▸ **Data**
Start
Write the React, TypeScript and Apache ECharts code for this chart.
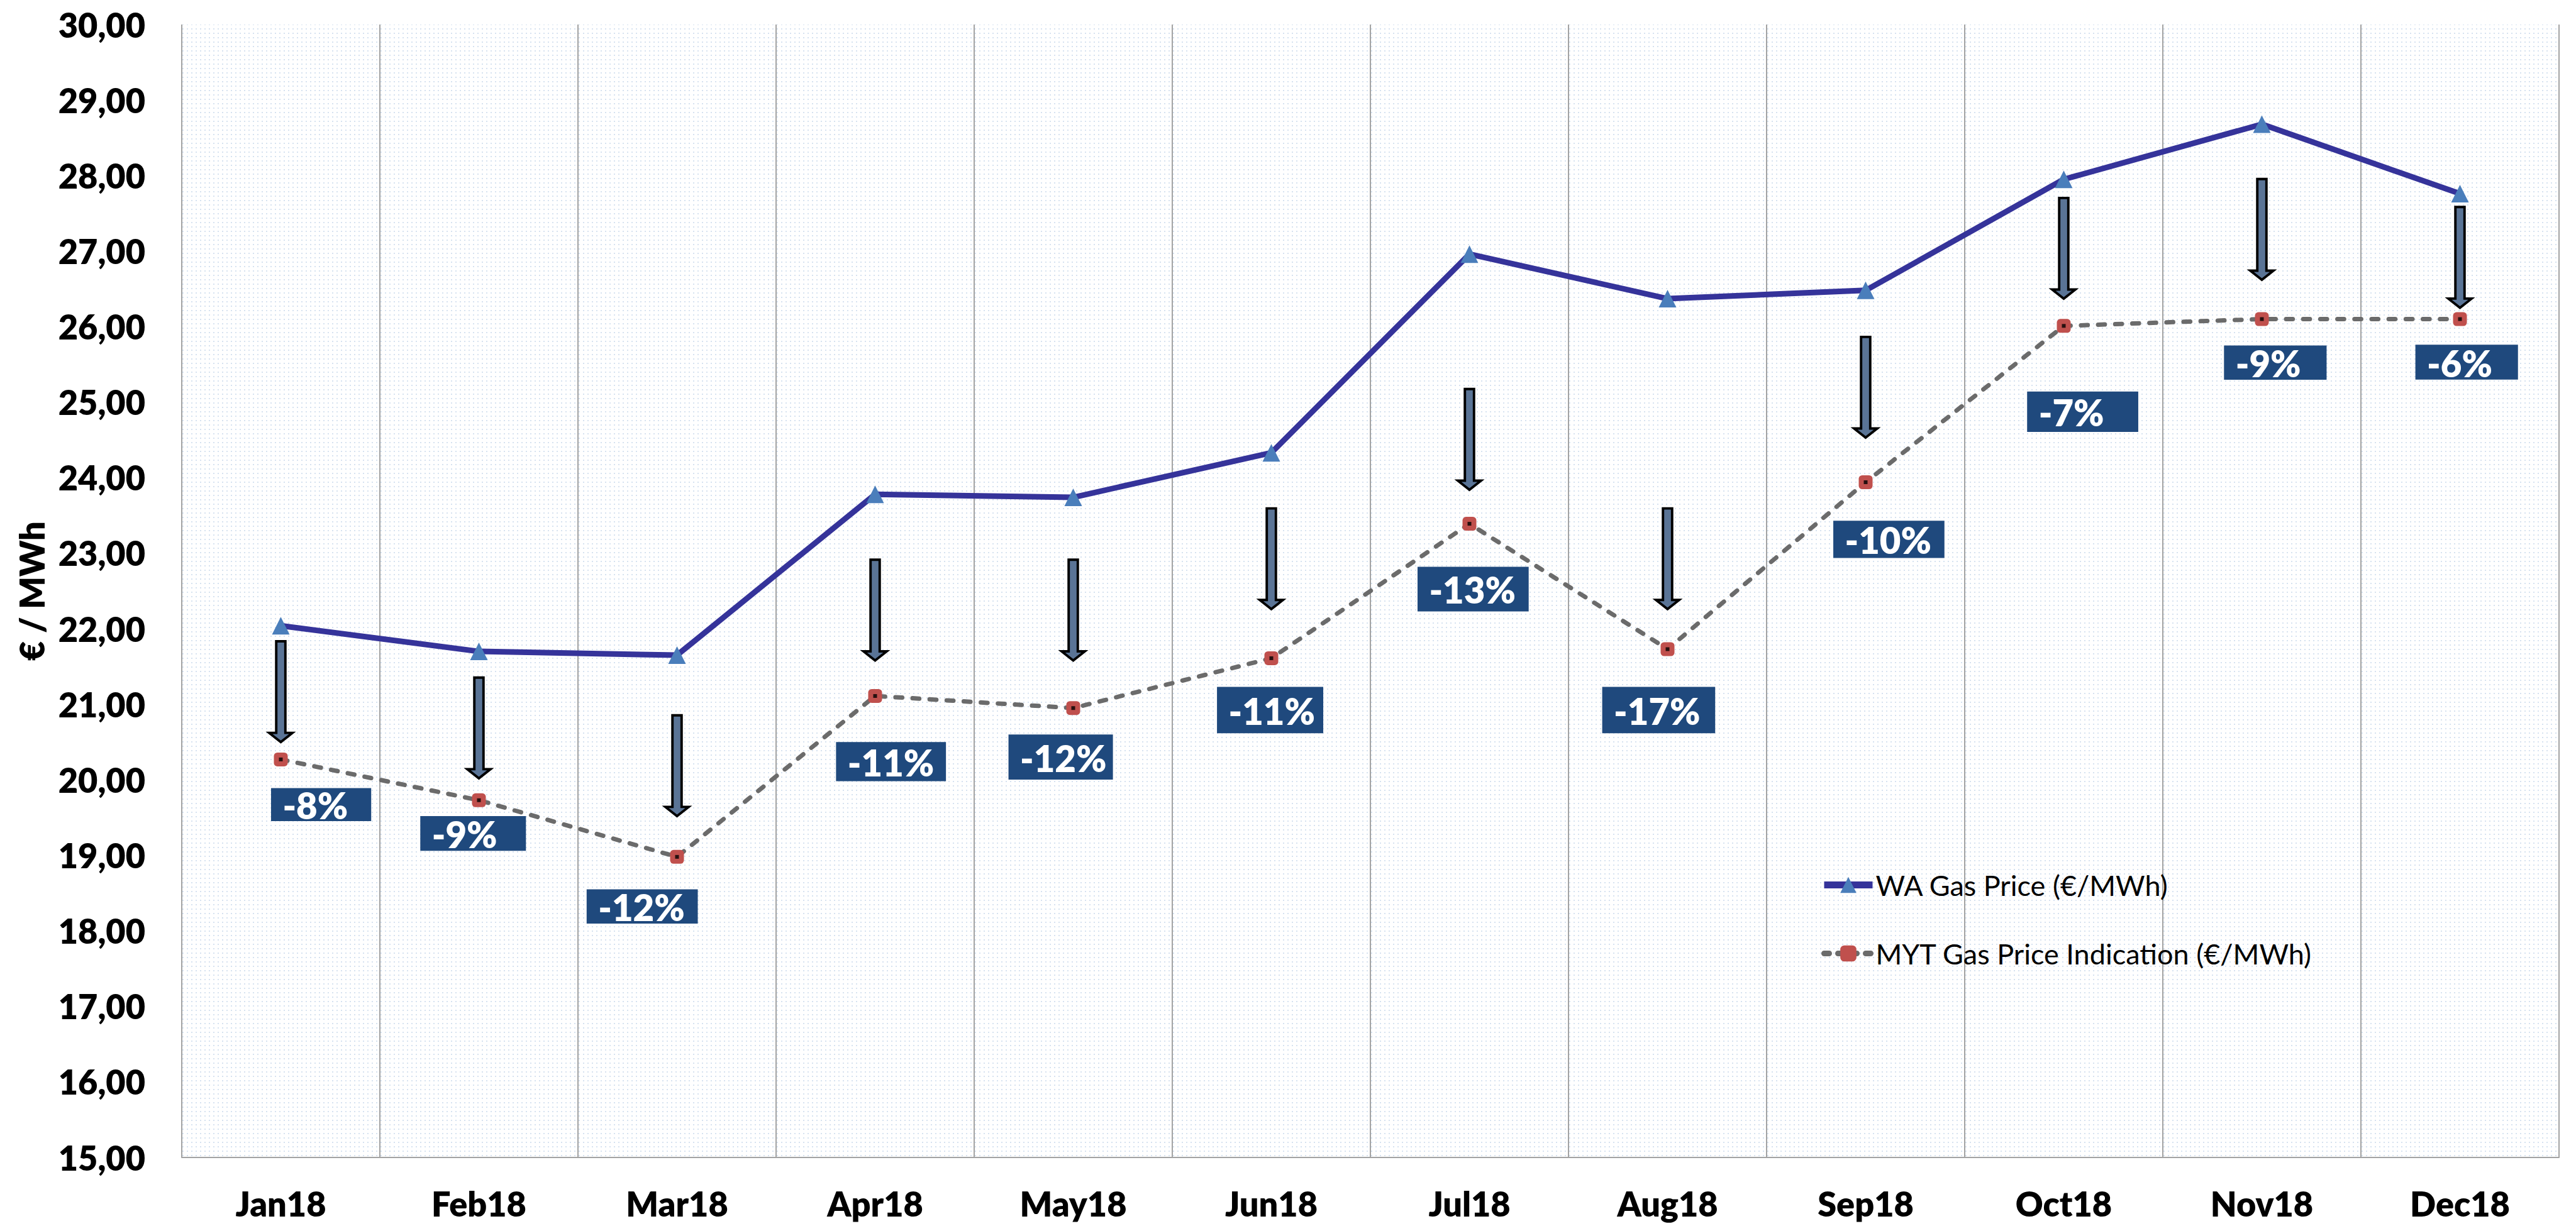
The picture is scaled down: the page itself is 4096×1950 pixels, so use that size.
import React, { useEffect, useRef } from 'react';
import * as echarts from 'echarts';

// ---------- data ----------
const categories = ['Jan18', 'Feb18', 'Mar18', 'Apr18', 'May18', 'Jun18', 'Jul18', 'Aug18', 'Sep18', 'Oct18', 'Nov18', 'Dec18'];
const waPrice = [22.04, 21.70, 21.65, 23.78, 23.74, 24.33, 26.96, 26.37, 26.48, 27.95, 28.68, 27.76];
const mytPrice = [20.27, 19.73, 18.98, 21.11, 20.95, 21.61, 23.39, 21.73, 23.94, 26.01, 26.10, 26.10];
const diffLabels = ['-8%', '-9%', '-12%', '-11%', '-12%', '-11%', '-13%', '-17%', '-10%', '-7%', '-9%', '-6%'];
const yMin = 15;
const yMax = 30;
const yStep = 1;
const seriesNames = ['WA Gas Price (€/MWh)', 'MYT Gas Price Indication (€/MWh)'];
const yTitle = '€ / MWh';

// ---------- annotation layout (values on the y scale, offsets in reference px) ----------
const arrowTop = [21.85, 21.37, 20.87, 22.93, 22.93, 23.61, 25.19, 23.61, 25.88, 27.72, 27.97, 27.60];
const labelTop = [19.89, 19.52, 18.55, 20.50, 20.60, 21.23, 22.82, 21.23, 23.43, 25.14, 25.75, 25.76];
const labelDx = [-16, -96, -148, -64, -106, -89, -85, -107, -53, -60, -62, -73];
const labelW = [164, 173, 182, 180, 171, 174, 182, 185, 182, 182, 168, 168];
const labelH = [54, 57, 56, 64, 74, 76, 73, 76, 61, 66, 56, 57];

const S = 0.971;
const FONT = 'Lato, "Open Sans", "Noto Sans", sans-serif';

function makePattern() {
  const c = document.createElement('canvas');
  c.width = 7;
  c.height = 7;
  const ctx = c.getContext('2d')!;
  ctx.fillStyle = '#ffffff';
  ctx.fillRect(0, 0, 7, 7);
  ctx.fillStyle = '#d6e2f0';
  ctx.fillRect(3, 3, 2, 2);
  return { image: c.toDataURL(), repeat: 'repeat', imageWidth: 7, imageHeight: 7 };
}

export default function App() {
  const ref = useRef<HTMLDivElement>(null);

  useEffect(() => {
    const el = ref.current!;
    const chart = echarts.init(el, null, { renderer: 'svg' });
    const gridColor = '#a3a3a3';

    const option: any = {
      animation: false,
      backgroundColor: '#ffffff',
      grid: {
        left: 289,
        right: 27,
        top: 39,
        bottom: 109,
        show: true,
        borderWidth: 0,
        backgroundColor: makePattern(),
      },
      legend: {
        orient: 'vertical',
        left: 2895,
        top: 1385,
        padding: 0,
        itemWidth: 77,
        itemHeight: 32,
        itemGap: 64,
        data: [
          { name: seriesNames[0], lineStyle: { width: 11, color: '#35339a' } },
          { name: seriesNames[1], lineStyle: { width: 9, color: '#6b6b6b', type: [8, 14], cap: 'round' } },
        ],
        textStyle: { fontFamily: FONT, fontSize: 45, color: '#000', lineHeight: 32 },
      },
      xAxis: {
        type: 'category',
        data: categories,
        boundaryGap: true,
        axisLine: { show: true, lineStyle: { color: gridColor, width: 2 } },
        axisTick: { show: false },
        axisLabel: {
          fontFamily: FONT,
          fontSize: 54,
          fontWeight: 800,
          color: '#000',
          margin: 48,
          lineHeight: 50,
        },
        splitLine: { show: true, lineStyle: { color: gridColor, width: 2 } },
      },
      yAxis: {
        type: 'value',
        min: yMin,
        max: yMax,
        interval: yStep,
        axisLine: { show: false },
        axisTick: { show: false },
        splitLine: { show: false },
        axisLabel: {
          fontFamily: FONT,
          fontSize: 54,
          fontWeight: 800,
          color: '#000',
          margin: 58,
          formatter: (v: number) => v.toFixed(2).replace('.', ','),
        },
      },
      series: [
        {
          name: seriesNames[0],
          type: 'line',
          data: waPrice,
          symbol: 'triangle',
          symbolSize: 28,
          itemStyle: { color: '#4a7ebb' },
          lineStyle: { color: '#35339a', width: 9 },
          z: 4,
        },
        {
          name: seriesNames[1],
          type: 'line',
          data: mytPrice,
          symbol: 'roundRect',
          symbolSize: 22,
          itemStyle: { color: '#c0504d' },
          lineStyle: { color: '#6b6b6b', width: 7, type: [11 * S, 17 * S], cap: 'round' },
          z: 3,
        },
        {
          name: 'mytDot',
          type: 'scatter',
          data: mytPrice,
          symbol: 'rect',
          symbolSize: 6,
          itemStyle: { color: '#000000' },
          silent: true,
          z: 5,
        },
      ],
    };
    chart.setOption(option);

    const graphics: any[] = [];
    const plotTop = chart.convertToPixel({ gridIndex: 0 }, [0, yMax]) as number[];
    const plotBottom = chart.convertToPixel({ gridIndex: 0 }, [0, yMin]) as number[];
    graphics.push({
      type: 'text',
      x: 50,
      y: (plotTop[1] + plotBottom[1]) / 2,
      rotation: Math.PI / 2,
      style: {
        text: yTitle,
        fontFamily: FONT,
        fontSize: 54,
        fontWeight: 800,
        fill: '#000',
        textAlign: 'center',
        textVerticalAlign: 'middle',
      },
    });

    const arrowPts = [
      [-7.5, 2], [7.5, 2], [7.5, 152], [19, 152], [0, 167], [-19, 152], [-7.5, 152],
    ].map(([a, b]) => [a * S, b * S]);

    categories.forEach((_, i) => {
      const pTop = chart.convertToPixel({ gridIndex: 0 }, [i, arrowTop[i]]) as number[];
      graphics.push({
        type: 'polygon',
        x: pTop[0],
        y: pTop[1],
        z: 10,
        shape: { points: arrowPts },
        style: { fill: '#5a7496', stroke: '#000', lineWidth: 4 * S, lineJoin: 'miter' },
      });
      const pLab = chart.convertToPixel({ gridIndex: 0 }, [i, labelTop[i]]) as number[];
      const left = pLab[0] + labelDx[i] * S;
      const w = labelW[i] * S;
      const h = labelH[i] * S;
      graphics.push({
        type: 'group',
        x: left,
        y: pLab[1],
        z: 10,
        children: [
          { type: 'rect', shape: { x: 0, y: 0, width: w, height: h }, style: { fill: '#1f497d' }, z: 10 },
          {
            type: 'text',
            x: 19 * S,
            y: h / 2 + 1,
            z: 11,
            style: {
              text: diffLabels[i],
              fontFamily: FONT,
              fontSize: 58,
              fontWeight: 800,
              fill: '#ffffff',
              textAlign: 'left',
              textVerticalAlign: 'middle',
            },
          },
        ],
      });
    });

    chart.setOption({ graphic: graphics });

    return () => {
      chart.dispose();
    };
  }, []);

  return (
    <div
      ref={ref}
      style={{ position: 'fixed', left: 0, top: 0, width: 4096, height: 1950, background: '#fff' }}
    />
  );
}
End
▸ **What is being asked**
Transcribe all the data word for word; the images stay out.

▸ **Answer for this exercise**
Write the React, TypeScript and Apache ECharts code for this chart.
The picture is scaled down: the page itself is 4096×1950 pixels, so use that size.
import React, { useEffect, useRef } from 'react';
import * as echarts from 'echarts';

// ---------- data ----------
const categories = ['Jan18', 'Feb18', 'Mar18', 'Apr18', 'May18', 'Jun18', 'Jul18', 'Aug18', 'Sep18', 'Oct18', 'Nov18', 'Dec18'];
const waPrice = [22.04, 21.70, 21.65, 23.78, 23.74, 24.33, 26.96, 26.37, 26.48, 27.95, 28.68, 27.76];
const mytPrice = [20.27, 19.73, 18.98, 21.11, 20.95, 21.61, 23.39, 21.73, 23.94, 26.01, 26.10, 26.10];
const diffLabels = ['-8%', '-9%', '-12%', '-11%', '-12%', '-11%', '-13%', '-17%', '-10%', '-7%', '-9%', '-6%'];
const yMin = 15;
const yMax = 30;
const yStep = 1;
const seriesNames = ['WA Gas Price (€/MWh)', 'MYT Gas Price Indication (€/MWh)'];
const yTitle = '€ / MWh';

// ---------- annotation layout (values on the y scale, offsets in reference px) ----------
const arrowTop = [21.85, 21.37, 20.87, 22.93, 22.93, 23.61, 25.19, 23.61, 25.88, 27.72, 27.97, 27.60];
const labelTop = [19.89, 19.52, 18.55, 20.50, 20.60, 21.23, 22.82, 21.23, 23.43, 25.14, 25.75, 25.76];
const labelDx = [-16, -96, -148, -64, -106, -89, -85, -107, -53, -60, -62, -73];
const labelW = [164, 173, 182, 180, 171, 174, 182, 185, 182, 182, 168, 168];
const labelH = [54, 57, 56, 64, 74, 76, 73, 76, 61, 66, 56, 57];

const S = 0.971;
const FONT = 'Lato, "Open Sans", "Noto Sans", sans-serif';

function makePattern() {
  const c = document.createElement('canvas');
  c.width = 7;
  c.height = 7;
  const ctx = c.getContext('2d')!;
  ctx.fillStyle = '#ffffff';
  ctx.fillRect(0, 0, 7, 7);
  ctx.fillStyle = '#d6e2f0';
  ctx.fillRect(3, 3, 2, 2);
  return { image: c.toDataURL(), repeat: 'repeat', imageWidth: 7, imageHeight: 7 };
}

export default function App() {
  const ref = useRef<HTMLDivElement>(null);

  useEffect(() => {
    const el = ref.current!;
    const chart = echarts.init(el, null, { renderer: 'svg' });
    const gridColor = '#a3a3a3';

    const option: any = {
      animation: false,
      backgroundColor: '#ffffff',
      grid: {
        left: 289,
        right: 27,
        top: 39,
        bottom: 109,
        show: true,
        borderWidth: 0,
        backgroundColor: makePattern(),
      },
      legend: {
        orient: 'vertical',
        left: 2895,
        top: 1385,
        padding: 0,
        itemWidth: 77,
        itemHeight: 32,
        itemGap: 64,
        data: [
          { name: seriesNames[0], lineStyle: { width: 11, color: '#35339a' } },
          { name: seriesNames[1], lineStyle: { width: 9, color: '#6b6b6b', type: [8, 14], cap: 'round' } },
        ],
        textStyle: { fontFamily: FONT, fontSize: 45, color: '#000', lineHeight: 32 },
      },
      xAxis: {
        type: 'category',
        data: categories,
        boundaryGap: true,
        axisLine: { show: true, lineStyle: { color: gridColor, width: 2 } },
        axisTick: { show: false },
        axisLabel: {
          fontFamily: FONT,
          fontSize: 54,
          fontWeight: 800,
          color: '#000',
          margin: 48,
          lineHeight: 50,
        },
        splitLine: { show: true, lineStyle: { color: gridColor, width: 2 } },
      },
      yAxis: {
        type: 'value',
        min: yMin,
        max: yMax,
        interval: yStep,
        axisLine: { show: false },
        axisTick: { show: false },
        splitLine: { show: false },
        axisLabel: {
          fontFamily: FONT,
          fontSize: 54,
          fontWeight: 800,
          color: '#000',
          margin: 58,
          formatter: (v: number) => v.toFixed(2).replace('.', ','),
        },
      },
      series: [
        {
          name: seriesNames[0],
          type: 'line',
          data: waPrice,
          symbol: 'triangle',
          symbolSize: 28,
          itemStyle: { color: '#4a7ebb' },
          lineStyle: { color: '#35339a', width: 9 },
          z: 4,
        },
        {
          name: seriesNames[1],
          type: 'line',
          data: mytPrice,
          symbol: 'roundRect',
          symbolSize: 22,
          itemStyle: { color: '#c0504d' },
          lineStyle: { color: '#6b6b6b', width: 7, type: [11 * S, 17 * S], cap: 'round' },
          z: 3,
        },
        {
          name: 'mytDot',
          type: 'scatter',
          data: mytPrice,
          symbol: 'rect',
          symbolSize: 6,
          itemStyle: { color: '#000000' },
          silent: true,
          z: 5,
        },
      ],
    };
    chart.setOption(option);

    const graphics: any[] = [];
    const plotTop = chart.convertToPixel({ gridIndex: 0 }, [0, yMax]) as number[];
    const plotBottom = chart.convertToPixel({ gridIndex: 0 }, [0, yMin]) as number[];
    graphics.push({
      type: 'text',
      x: 50,
      y: (plotTop[1] + plotBottom[1]) / 2,
      rotation: Math.PI / 2,
      style: {
        text: yTitle,
        fontFamily: FONT,
        fontSize: 54,
        fontWeight: 800,
        fill: '#000',
        textAlign: 'center',
        textVerticalAlign: 'middle',
      },
    });

    const arrowPts = [
      [-7.5, 2], [7.5, 2], [7.5, 152], [19, 152], [0, 167], [-19, 152], [-7.5, 152],
    ].map(([a, b]) => [a * S, b * S]);

    categories.forEach((_, i) => {
      const pTop = chart.convertToPixel({ gridIndex: 0 }, [i, arrowTop[i]]) as number[];
      graphics.push({
        type: 'polygon',
        x: pTop[0],
        y: pTop[1],
        z: 10,
        shape: { points: arrowPts },
        style: { fill: '#5a7496', stroke: '#000', lineWidth: 4 * S, lineJoin: 'miter' },
      });
      const pLab = chart.convertToPixel({ gridIndex: 0 }, [i, labelTop[i]]) as number[];
      const left = pLab[0] + labelDx[i] * S;
      const w = labelW[i] * S;
      const h = labelH[i] * S;
      graphics.push({
        type: 'group',
        x: left,
        y: pLab[1],
        z: 10,
        children: [
          { type: 'rect', shape: { x: 0, y: 0, width: w, height: h }, style: { fill: '#1f497d' }, z: 10 },
          {
            type: 'text',
            x: 19 * S,
            y: h / 2 + 1,
            z: 11,
            style: {
              text: diffLabels[i],
              fontFamily: FONT,
              fontSize: 58,
              fontWeight: 800,
              fill: '#ffffff',
              textAlign: 'left',
              textVerticalAlign: 'middle',
            },
          },
        ],
      });
    });

    chart.setOption({ graphic: graphics });

    return () => {
      chart.dispose();
    };
  }, []);

  return (
    <div
      ref={ref}
      style={{ position: 'fixed', left: 0, top: 0, width: 4096, height: 1950, background: '#fff' }}
    />
  );
}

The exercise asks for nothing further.